Эта концепция хорошей жизни стала настолько отталкивающей для нынешнего поколения, что оно почти не способно понять и оценить первоначальное прозрение, карикатурой на которое являются труды доктора Боудлера и миссис Гранди. И все же это факт, и весьма примечательный, что во всех великих религиях и во всех великих моральных философиях от Аристотеля до Бернарда Шоу учится, что одним из условий счастья является отказ от некоторых удовольствий, которых люди обычно жаждут. Эта традиция относительно того, что составляет мудрость жизни, подкрепляется свидетельствами из столь многих независимых источников, что ее нельзя легко отбросить. С небольшими вариациями это общая тема в учении афинского аристократа, такого как Платон, индийского дворянина, такого как Будда, и смиренного еврея, такого как Спиноза; фактически, везде, где люди задумывались хоть сколько-нибудь внимательно о проблеме зла и о том, что составляет хорошую жизнь, они приходили к выводу, что существенным элементом любой человеческой философии является отречение. Они не могли все быть такими глупыми, как Энтони Комсток. У них должно было быть какое-то прозрение в опыт, которое привело их к такому выводу.

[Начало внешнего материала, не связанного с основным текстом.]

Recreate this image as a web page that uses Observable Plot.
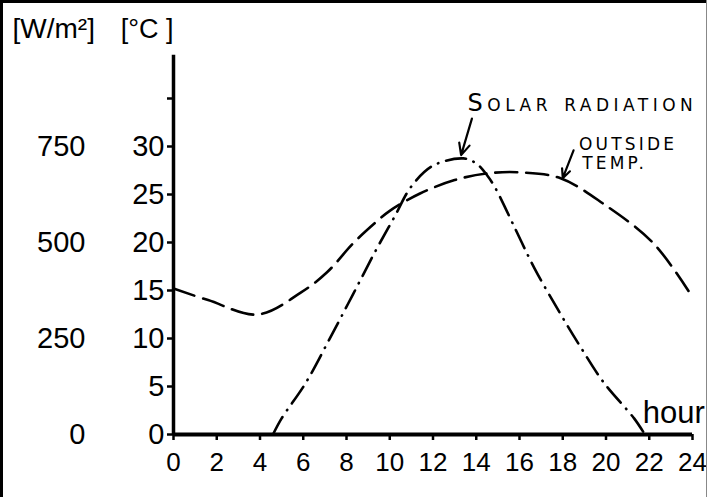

Если бы аскетизм во всех его формах был так же глуп и жесток, как сейчас модно думать, то традиции святости и героизма были бы чудовищно вводящими в заблуждение. Ибо в легендах о героях, мудрецах, исследователях, изобретателях и первооткрывателях, о пионерах и патриотах почти неизменно присутствует эта же подспудная тема жертвенности и немирского образа жизни. Они бедны. Они живут опасно. По обычным меркам им крайне неудобно. Они отказываются от комфорта, собственности, удовольствий, гордости, положения и власти, чтобы достичь вещей, которые являются трансцендентными и редкими. Они живут ради целей, которые, кажется, не приносят им никакой выгоды, и они готовы умереть, если потребуется, за то, чем мертвые уже не могут наслаждаться. И все же, хотя в нашей нынешней морали нет ничего, что оправдывало бы их немирской образ жизни, мы продолжаем ими восхищаться.